Today (August 28, 2009) I am a pretty happy person. I am taking my meds consistently (right now I'm on Welbutrin and Abilify), and monitoring myself better, especially when I smoke. I'm actually planning to take a break from smoking starting Monday, so we'll see how that goes. I haven't been to therapy or seen my Psychiatrist in a few months. I definitely should see my Psychiatrist again, but I'm not too excited to schedule another appointment with my therapist. At first I found it interesting and theraputic, but I started to realize that it wasn't really getting me anywhere and sometimes it would create more problems than it would fix. I can talk more about my therapy another time. Anyway, I'm gonna wrap up this first entry... It's gone on a bit longer than I thought and I still have much more to say, but I guess it can wait until later posts.

So that's my condensed autobiography. It felt good to get that all out, but trust me when I say that I have much more to write, which I will do as soon as I figure out where to begin.





Photo
brokenportal
Aug 26 2009 08:09 PM
Good idea to write this. Its therapeutic to do this kind of thing. It helps a person gain perspective on their life and become better equipped to move forward. I did this same thing a long time ago myself. Its also good for people to read to relate to people in the cause more, and get ideas and commonality and fused ideas going more.

You sound like youve become alligned perfectly to be able to either convince yourself to go full throttle with the cause or not. Not many people get that choice at that crucial turning point of early 20's in their life.

Coriciden kills a lot of kids. You read about it in the news all the time. As Im sure you know, drugs may be interesting for a while when your younger, but that you have to get away from it as soon as possible.

I used to have more extreme ups and downs too, but I found ways to get grips on things. Controling the levels of stress around me was one key. When your extremely happy, drugs, or living on the edge, then your dopamine and other chemicals go up. Then later you have an equal but opposite reaction crash. When you get really hung over, or into trouble, say arrested, then your feel bad chemicals go way up and your feel good chemicals go way down. Then later youll have an equal and opposite feel great reaction. So balancing out those factors is one key. You then also want to eat healthy, not smoke, you know, get enough v8. These things have helped me tremendously. I feel great all the time now. So dont worry, its not a never ending cycle.

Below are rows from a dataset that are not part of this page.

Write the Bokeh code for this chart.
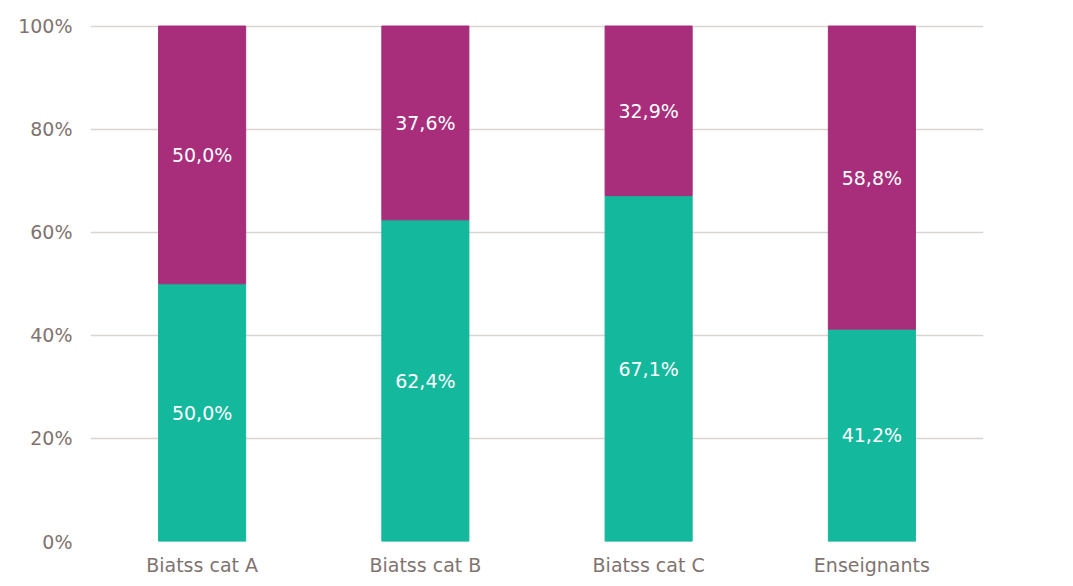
from bokeh.plotting import figure
from bokeh.models import ColumnDataSource, NumeralTickFormatter, FixedTicker, Range1d, FactorRange
from bokeh.core.properties import value
from bokeh.embed import file_html
from bokeh.resources import INLINE

categories = ["Biatss cat A", "Biatss cat B", "Biatss cat C", "Enseignants"]
teal_values = [50.0, 62.4, 67.1, 41.2]
magenta_values = [50.0, 37.6, 32.9, 58.8]
y_ticks = [0, 0.2, 0.4, 0.6, 0.8, 1.0]

TEAL = "#14B89C"
MAGENTA = "#A82D7A"
TEXT = "#7F7370"
GRID = "#D9D5D3"
FONT = "DejaVu Sans"

def fmt(v):
    return f"{v:.1f}%".replace(".", ",")

t = [v / 100 for v in teal_values]
m = [v / 100 for v in magenta_values]
src = ColumnDataSource(dict(
    cat=categories,
    t=t,
    m=m,
    top=[a + b for a, b in zip(t, m)],
    t_mid=[a / 2 for a in t],
    m_mid=[a + b / 2 for a, b in zip(t, m)],
    t_lab=[fmt(v) for v in teal_values],
    m_lab=[fmt(v) for v in magenta_values],
))

p = figure(x_range=FactorRange(*categories, range_padding=0), y_range=Range1d(0, 1.003),
           width=1057, height=578, output_backend="svg", toolbar_location=None,
           min_border_left=90, min_border_right=74, min_border_top=24, min_border_bottom=30)
p.outline_line_color = None

p.vbar(x="cat", bottom=0, top="t", width=0.39, color=TEAL, source=src)
p.vbar(x="cat", bottom="t", top="top", width=0.39, color=MAGENTA, source=src)

p.text(x="cat", y="t_mid", text="t_lab", source=src, text_color="white",
       text_align="center", text_baseline="middle", text_font_size="19px",
       text_font=value(FONT))
p.text(x="cat", y="m_mid", text="m_lab", source=src, text_color="white",
       text_align="center", text_baseline="middle", text_font_size="19px",
       text_font=value(FONT))

p.xgrid.grid_line_color = None
p.ygrid.grid_line_color = GRID
p.ygrid.grid_line_width = 1.5

p.yaxis.ticker = FixedTicker(ticks=y_ticks)
p.yaxis.formatter = NumeralTickFormatter(format="0%")
for ax in (p.xaxis[0], p.yaxis[0]):
    ax.axis_line_color = None
    ax.major_tick_line_color = None
    ax.minor_tick_line_color = None
    ax.major_label_text_color = TEXT
    ax.major_label_text_font = FONT
    ax.major_label_text_font_size = "19px"
p.yaxis.major_label_standoff = 12
p.xaxis.major_label_standoff = 6

open("out.html", "w").write(file_html(p, INLINE))
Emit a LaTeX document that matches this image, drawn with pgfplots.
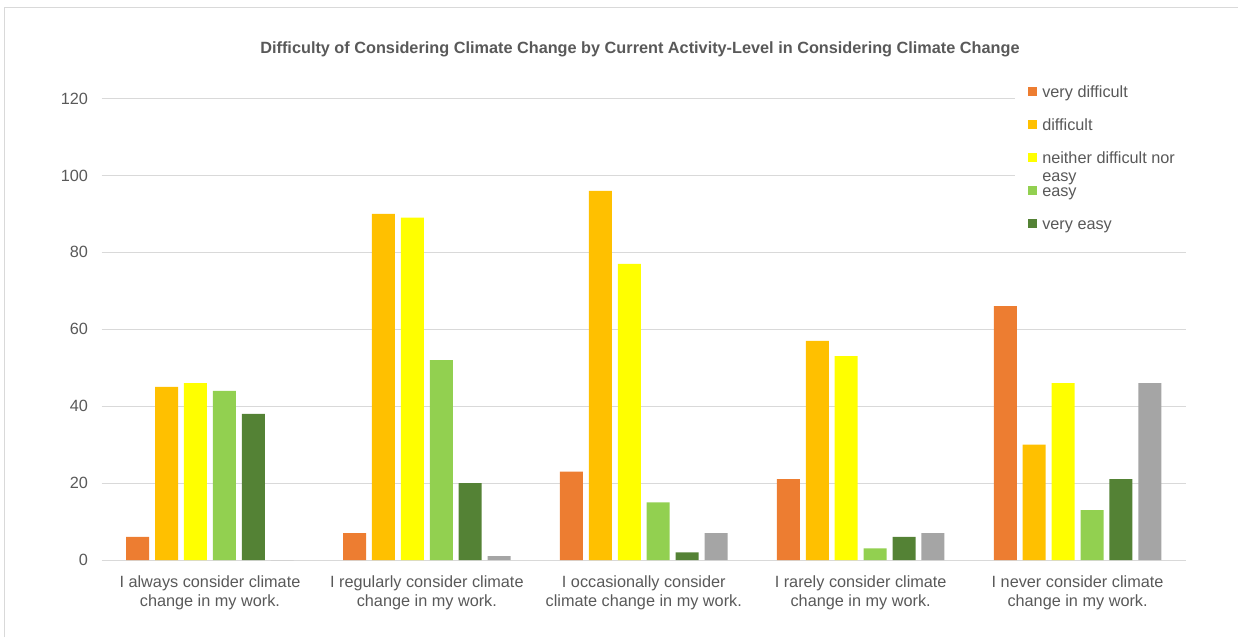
\documentclass[border=0pt]{standalone}
\usepackage{fontspec}
\setmainfont{Liberation Sans}
\usepackage{pgfplots}
\pgfplotsset{compat=1.18}

\definecolor{vdiff}{HTML}{ED7D31}
\definecolor{diff}{HTML}{FFC000}
\definecolor{neith}{HTML}{FFFF00}
\definecolor{easyc}{HTML}{92D050}
\definecolor{veasy}{HTML}{548235}
\definecolor{other}{HTML}{A5A5A5}
\definecolor{txt}{HTML}{595959}
\definecolor{gridc}{HTML}{D9D9D9}

\newcommand{\lblfont}{\fontsize{12.2}{14.25}\selectfont}

\begin{document}
\begin{tikzpicture}
\useasboundingbox (0,0) rectangle (928.5pt,477.75pt);
% chart frame (only left and top edges are visible)
\draw[gridc, line width=0.75pt] (3.375pt,0pt) -- (3.375pt,471.75pt) -- (928.5pt,471.75pt);
% title
\node[anchor=base, text=txt, font=\fontsize{12.2}{14}\selectfont\bfseries, inner sep=0pt]
  at (480pt,437.75pt) {Difficulty of Considering Climate Change by Current Activity-Level in Considering Climate Change};

\begin{axis}[
  at={(76.125pt,57.75pt)}, anchor=south west,
  scale only axis,
  width=813.4pt, height=346.1pt,
  ybar,
  bar width=0.106,
  xmin=-0.5, xmax=4.5,
  ymin=0, ymax=120,
  ytick={0,20,...,120},
  xtick={0,1,2,3,4},
  xticklabels={
    {I always consider climate\\change in my work.},
    {I regularly consider climate\\change in my work.},
    {I occasionally consider\\climate change in my work.},
    {I rarely consider climate\\change in my work.},
    {I never consider climate\\change in my work.}},
  axis line style={draw=none},
  tick style={draw=none},
  ymajorgrids=true,
  grid style={gridc, line width=0.75pt},
  /pgf/number format/assume math mode=true,
  tick label style={text=txt, font=\lblfont},
  xticklabel style={align=center, anchor=north, inner sep=0pt, yshift=-7.25pt},
  yticklabel style={anchor=east, inner sep=0pt, xshift=-10pt},
  legend cell align=left,
  legend image code/.code={
    \fill[#1] (0pt,-2.1pt) rectangle (6.75pt,4.65pt);},
  legend style={
    at={(0.8423,1.0467)}, anchor=north west,
    fill=white, draw=none,
    inner xsep=9.75pt, inner ysep=6pt,
    row sep=12.75pt, column sep=3.75pt,
    font=\fontsize{12.2}{13.5}\selectfont, text=txt,
    nodes={inner sep=0pt, text height=9pt, text depth=3pt}},
]
% very difficult
\addplot[fill=vdiff, draw=none, bar shift=-0.3333] coordinates {
  (0,6) (1,7) (2,23) (3,21) (4,66)};
% difficult
\addplot[fill=diff, draw=none, bar shift=-0.2] coordinates {
  (0,45) (1,90) (2,96) (3,57) (4,30)};
% neither difficult nor easy
\addplot[fill=neith, draw=none, bar shift=-0.0667] coordinates {
  (0,46) (1,89) (2,77) (3,53) (4,46)};
% easy
\addplot[fill=easyc, draw=none, bar shift=0.0667] coordinates {
  (0,44) (1,52) (2,15) (3,3) (4,13)};
% very easy
\addplot[fill=veasy, draw=none, bar shift=0.2] coordinates {
  (0,38) (1,20) (2,2) (3,6) (4,21)};
% sixth series, not in the legend
\addplot[fill=other, draw=none, bar shift=0.3333] coordinates {
  (0,0) (1,1) (2,7) (3,7) (4,46)};
\legend{very difficult, difficult, {\parbox[t]{12em}{neither difficult nor\\easy}}, easy, very easy}
\end{axis}
\end{tikzpicture}
\end{document}
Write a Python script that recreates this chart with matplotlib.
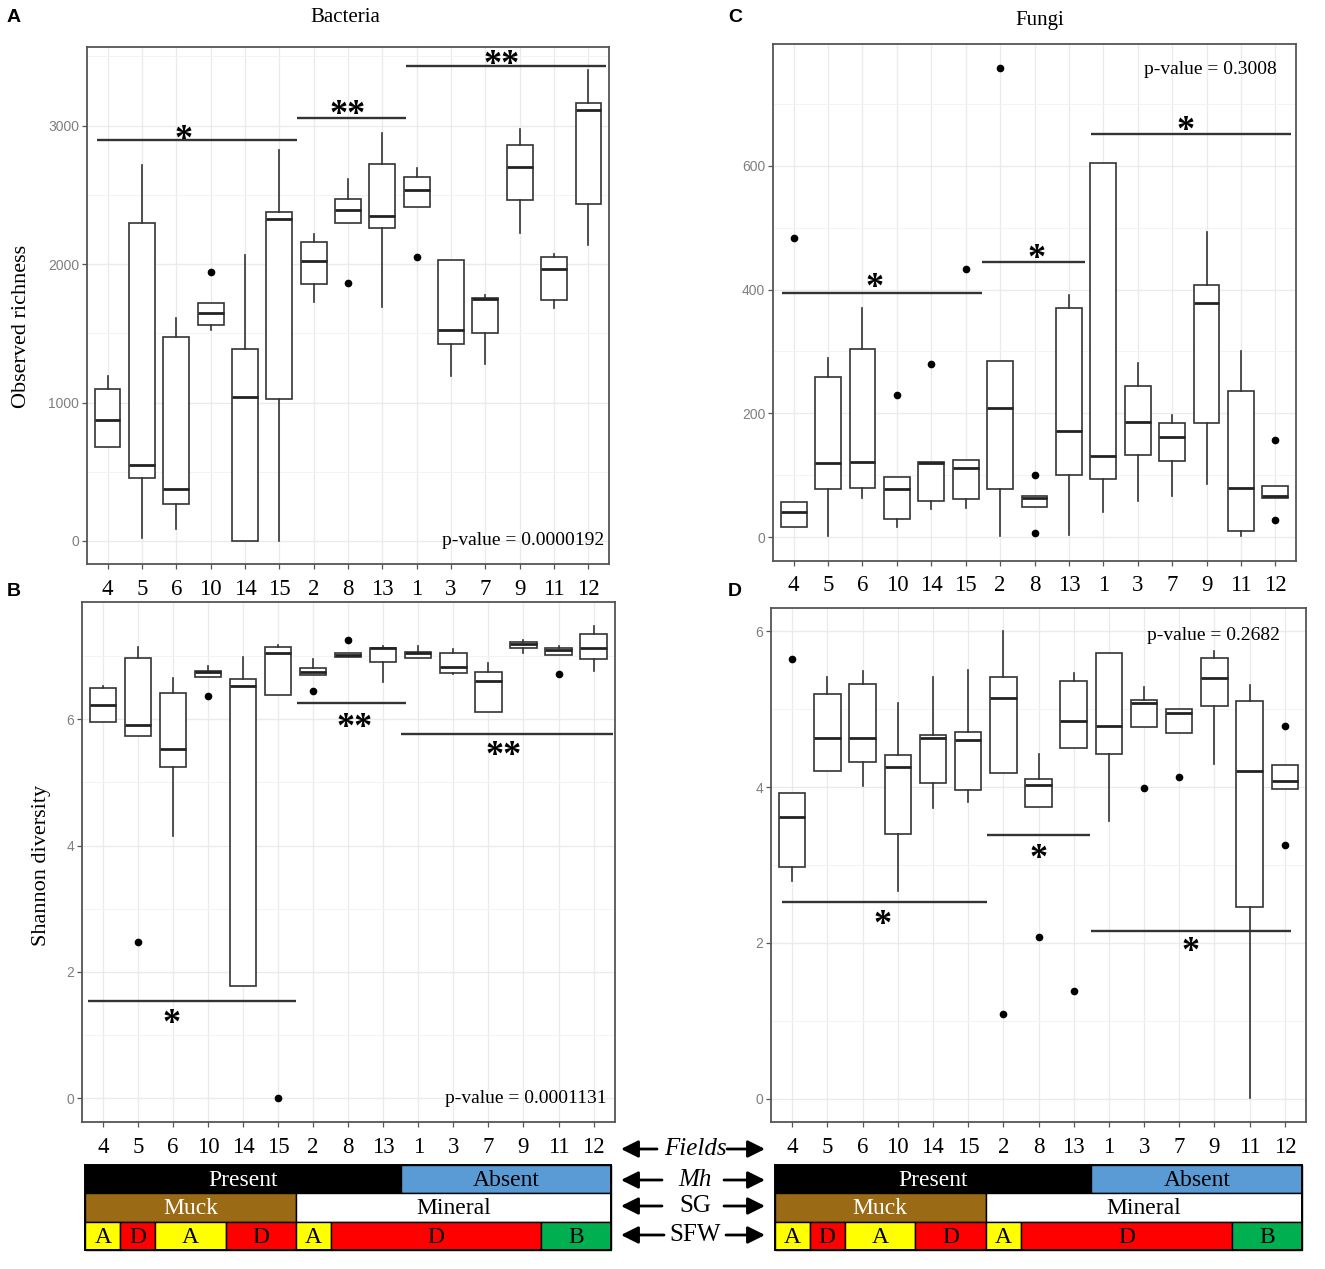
import matplotlib
matplotlib.use('Agg')
import matplotlib.pyplot as plt
from matplotlib.ticker import MultipleLocator, FixedLocator
from matplotlib.patches import Rectangle, FancyArrowPatch
import matplotlib.transforms as mtransforms

W, H = 1325, 1269
SERIF = ['Liberation Serif', 'DejaVu Serif']
SANS = ['Liberation Sans', 'DejaVu Sans']

# ---------------- data ----------------
fields = ['4', '5', '6', '10', '14', '15', '2', '8', '13', '1', '3', '7', '9', '11', '12']

# A: Bacteria observed richness
A_whi = [1195, 2713, 1609, 1717, 2062, 2824, 2214, 2614, 2945, 2691, 2029, 1775, 2973, 2070, 3400]
A_q3 = [1096, 2299, 1471, 1717, 1388, 2374, 2161, 2470, 2724, 2630, 2029, 1758, 2862, 2051, 3160]
A_med = [875, 552, 378, 1648, 1041, 2324, 2020, 2388, 2349, 2534, 1526, 1750, 2699, 1965, 3111]
A_q1 = [682, 455, 270, 1559, 0, 1027, 1858, 2299, 2258, 2415, 1421, 1504, 2462, 1739, 2434]
A_wlo = [682, 19, 83, 1526, 0, 0, 1725, 2299, 1689, 2415, 1192, 1278, 2222, 1684, 2139]
A_out = [[], [], [], [1940], [], [], [], [1863], [], [2051], [], [], [], [], []]
A_sig = [(0.69, 6.52, 2893), (6.52, 9.69, 3058), (9.69, 15.5, 3428)]
A_stars = [(3.22, 2953, '*'), (7.99, 3133, '**'), (12.46, 3497, '**')]
A_p = 'p-value = 0.0000192'

# B: Bacteria Shannon diversity
B_whi = [6.52, 7.14, 6.65, 6.84, 6.99, 7.17, 6.95, 7.04, 7.15, 7.15, 7.11, 6.89, 7.25, 7.15, 7.48]
B_q3 = [6.49, 6.97, 6.42, 6.77, 6.63, 7.14, 6.81, 7.04, 7.13, 7.07, 7.04, 6.75, 7.22, 7.12, 7.34]
B_med = [6.22, 5.91, 5.53, 6.74, 6.52, 7.05, 6.74, 7.01, 7.12, 7.04, 6.82, 6.60, 7.19, 7.09, 7.13]
B_q1 = [5.95, 5.73, 5.24, 6.67, 1.78, 6.38, 6.70, 6.99, 6.90, 6.96, 6.73, 6.11, 7.13, 7.01, 6.95]
B_wlo = [5.95, 5.73, 4.15, 6.67, 1.78, 6.38, 6.70, 6.99, 6.59, 6.96, 6.71, 6.11, 7.05, 7.01, 6.77]
B_out = [[], [2.48], [], [6.36], [], [0.0], [6.44], [7.25], [], [], [], [], [], [6.71], []]
B_sig = [(0.57, 6.52, 1.54), (6.55, 9.65, 6.25), (9.51, 15.55, 5.77)]
B_stars = [(2.97, 1.31, '*'), (8.19, 5.99, '**'), (12.44, 5.55, '**')]
B_p = 'p-value = 0.0001131'

# C: Fungi observed richness
C_whi = [56, 290, 371, 97, 121, 125, 284, 66, 392, 605, 281, 197, 493, 300, 83]
C_q3 = [56, 258, 304, 97, 121, 125, 284, 66, 371, 605, 245, 184, 408, 236, 83]
C_med = [41, 120, 121, 78, 120, 111, 208, 63, 171, 131, 186, 161, 378, 79, 67]
C_q1 = [17, 78, 80, 30, 59, 62, 77, 48, 101, 94, 133, 123, 185, 10, 63]
C_wlo = [17, 1, 63, 16, 46, 47, 2, 48, 4, 40, 58, 67, 86, 1, 63]
C_out = [[483], [], [], [230], [279], [433], [759], [101, 7], [], [], [], [], [], [], [157, 27]]
C_sig = [(0.65, 6.48, 395), (6.48, 9.47, 444), (9.63, 15.45, 651)]
C_stars = [(3.34, 416, '*'), (8.05, 463, '*'), (12.39, 670, '*')]
C_p = 'p-value = 0.3008'

# D: Fungi Shannon diversity
D_whi = [3.92, 5.41, 5.49, 5.08, 5.41, 5.50, 6.00, 4.43, 5.47, 5.72, 5.29, 5.00, 5.75, 5.31, 4.29]
D_q3 = [3.92, 5.20, 5.33, 4.41, 4.67, 4.71, 5.42, 4.10, 5.36, 5.72, 5.12, 5.00, 5.66, 5.10, 4.29]
D_med = [3.62, 4.63, 4.63, 4.26, 4.63, 4.60, 5.14, 4.03, 4.85, 4.78, 5.08, 4.95, 5.40, 4.21, 4.08]
D_q1 = [2.98, 4.21, 4.32, 3.40, 4.05, 3.96, 4.18, 3.75, 4.50, 4.42, 4.77, 4.70, 5.04, 2.46, 3.98]
D_wlo = [2.80, 4.21, 4.02, 2.67, 3.73, 3.81, 4.18, 3.75, 4.50, 3.56, 4.77, 4.70, 4.30, 0.01, 3.98]
D_out = [[5.64], [], [], [], [], [], [1.09], [2.07], [1.38], [], [3.99], [4.13], [], [], [4.79, 3.26]]
D_sig = [(0.70, 6.54, 2.53), (6.54, 9.46, 3.39), (9.50, 15.17, 2.15)]
D_stars = [(3.57, 2.33, '*'), (8.01, 3.18, '*'), (12.31, 1.98, '*')]
D_p = 'p-value = 0.2682'

# annotation groups (label, number of consecutive fields)
mh_groups = [('Present', 9), ('Absent', 6)]
sg_groups = [('Muck', 6), ('Mineral', 9)]
sfw_groups = [('A', 1), ('D', 1), ('A', 2), ('D', 2), ('A', 1), ('D', 6), ('B', 2)]
group_colors = {'Present': '#000000', 'Absent': '#5B9BD5', 'Muck': '#9B6A14',
                'Mineral': '#FFFFFF', 'A': '#FFFF00', 'D': '#FF0000', 'B': '#00B050'}
text_colors = {'Present': 'white', 'Muck': 'white'}

# ---------------- figure ----------------
fig = plt.figure(figsize=(W / 100, H / 100), dpi=100)
fig.patch.set_facecolor('white')


def px_axes(l, t, r, b):
    return fig.add_axes([l / W, 1 - b / H, (r - l) / W, (b - t) / H])


def draw_panel(ax, whi, q3, med, q1, wlo, out, ylim, major, minor, sig, stars, ptxt, pxy):
    stats = []
    for i in range(len(fields)):
        stats.append(dict(med=med[i], q1=q1[i], q3=q3[i], whislo=wlo[i], whishi=whi[i],
                          fliers=out[i], label=fields[i]))
    pos = list(range(1, len(fields) + 1))
    ax.bxp(stats, positions=pos, widths=0.75, patch_artist=True, showcaps=False,
           boxprops=dict(facecolor='white', edgecolor='#333333', linewidth=1.2),
           medianprops=dict(color='#222222', linewidth=2.0),
           whiskerprops=dict(color='#333333', linewidth=1.2),
           flierprops=dict(marker='o', markerfacecolor='black', markeredgecolor='black',
                           markersize=4.5, linestyle='none'))
    ax.set_xlim(0.4, len(fields) + 0.6)
    ax.set_ylim(*ylim)
    ax.set_axisbelow(True)
    ax.yaxis.set_major_locator(MultipleLocator(major))
    ax.yaxis.set_minor_locator(MultipleLocator(minor))
    ax.xaxis.set_major_locator(FixedLocator(pos))
    ax.grid(which='major', color='#EBEBEB', linewidth=1.0)
    ax.grid(which='minor', axis='y', color='#F3F3F3', linewidth=0.7)
    ax.tick_params(which='minor', length=0)
    ax.tick_params(axis='y', which='major', length=3.5, width=0.9, color='#555555',
                   labelcolor='#7F7F7F', labelsize=10, pad=2)
    ax.tick_params(axis='x', which='major', length=3.5, width=0.9, color='#555555',
                   labelcolor='black', labelsize=16.5, pad=7)
    ax.set_xticklabels(fields, fontfamily=SERIF)
    for lab in ax.get_yticklabels():
        lab.set_fontfamily(SANS)
    for s in ax.spines.values():
        s.set_color('#555555')
        s.set_linewidth(1.3)
    for (x0, x1, y) in sig:
        ax.hlines(y, x0, x1, color='#333333', linewidth=1.7)
    fs = 26
    for (x, y, t) in stars:
        tr = mtransforms.offset_copy(ax.transData, fig=fig, y=-0.47 * fs, units='points')
        ax.text(x, y, t, transform=tr, fontsize=fs, fontfamily=SERIF, fontweight='bold',
                ha='center', va='baseline')
    ax.text(pxy[0], pxy[1], ptxt, fontsize=14, fontfamily=SERIF, ha='right', va='center')


axA = px_axes(87, 46.7, 609, 564.5)
axB = px_axes(81.8, 602, 614.6, 1122)
axC = px_axes(773, 44, 1296, 560.6)
axD = px_axes(771, 608, 1306, 1122)

draw_panel(axA, A_whi, A_q3, A_med, A_q1, A_wlo, A_out, (-170, 3570), 1000, 500,
           A_sig, A_stars, A_p, (15.45, 0))
draw_panel(axB, B_whi, B_q3, B_med, B_q1, B_wlo, B_out, (-0.374, 7.854), 2, 1,
           B_sig, B_stars, B_p, (15.38, 0))
draw_panel(axC, C_whi, C_q3, C_med, C_q1, C_wlo, C_out, (-38, 797), 200, 100,
           C_sig, C_stars, C_p, (15.05, 756))
draw_panel(axD, D_whi, D_q3, D_med, D_q1, D_wlo, D_out, (-0.3, 6.3), 2, 1,
           D_sig, D_stars, D_p, (14.86, 5.95))

axA.set_ylabel('Observed richness', fontsize=16, fontfamily=SERIF)
axA.yaxis.set_label_coords(-0.107, 0.46)
axB.set_ylabel('Shannon diversity', fontsize=16, fontfamily=SERIF)
axB.yaxis.set_label_coords(-0.058, 0.494)

fig.text(345 / W, 1 - 18 / H, 'Bacteria', fontsize=15, fontfamily=SERIF, ha='center', va='center')
fig.text(1040 / W, 1 - 20 / H, 'Fungi', fontsize=15, fontfamily=SERIF, ha='center', va='center')
for lab, (x, y) in zip('ABCD', [(14, 18), (14, 592), (735, 18), (735, 592)]):
    fig.text(x / W, 1 - y / H, lab, fontsize=14, fontweight='bold', fontfamily=SANS,
             ha='center', va='center')


# ---------------- annotation bars ----------------
def draw_bars(l, r):
    ax = px_axes(l, 1165, r, 1250)
    ax.set_xlim(0.4, len(fields) + 0.6)
    ax.set_ylim(0, 3)
    ax.axis('off')
    for row, groups in zip([2, 1, 0], [mh_groups, sg_groups, sfw_groups]):
        start = 0.5
        for name, n in groups:
            ax.add_patch(Rectangle((start, row), n, 1, facecolor=group_colors[name],
                                   edgecolor='black', linewidth=1.0, clip_on=False))
            ax.text(start + n / 2, row + 0.45, name, fontsize=17, fontfamily=SERIF,
                    color=text_colors.get(name, 'black'), ha='center', va='center')
            start += n
    ax.add_patch(Rectangle((0.5, 0), len(fields), 3, facecolor='none', edgecolor='black',
                           linewidth=1.4, clip_on=False))


draw_bars(81.8, 614.6)
draw_bars(771, 1306)


# middle labels with arrows
def arrow(x0, x1, y):
    a = FancyArrowPatch((x0 / W, 1 - y / H), (x1 / W, 1 - y / H), transform=fig.transFigure,
                        arrowstyle='-|>', mutation_scale=26, linewidth=2.0, color='black',
                        shrinkA=0, shrinkB=0)
    fig.patches.append(a)


mid_rows = [('Fields', 1149, 'italic', 657, 727),
            ('Mh', 1180, 'italic', 662, 724),
            ('SG', 1206, 'normal', 662, 724),
            ('SFW', 1235, 'normal', 664, 726)]
for txt, y, style, tl, tr in mid_rows:
    fig.text(695 / W, 1 - y / H, txt, fontsize=18, fontfamily=SERIF, fontstyle=style,
             ha='center', va='center')
    arrow(tl, 621, y)
    arrow(tr, 765, y)

fig.savefig('out.png', dpi=100)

Oh, and again, give in to the cause, we need you, turn your life over to fighting this war. You can be another life extension soldier that makes the difference. Like Margaret Mead said, "Never doubt the ability of a small group of people to change the world, indeed they are the only thing that ever has."

Also remember the penny doubling effect. If you double a penny once a month for 35 months then you will end up with over a billion dollars. All our small efforts build up and reach those critical tipping points like that, that will make the cause go viral. People like you are the fuel that drives this cause from dream to reality.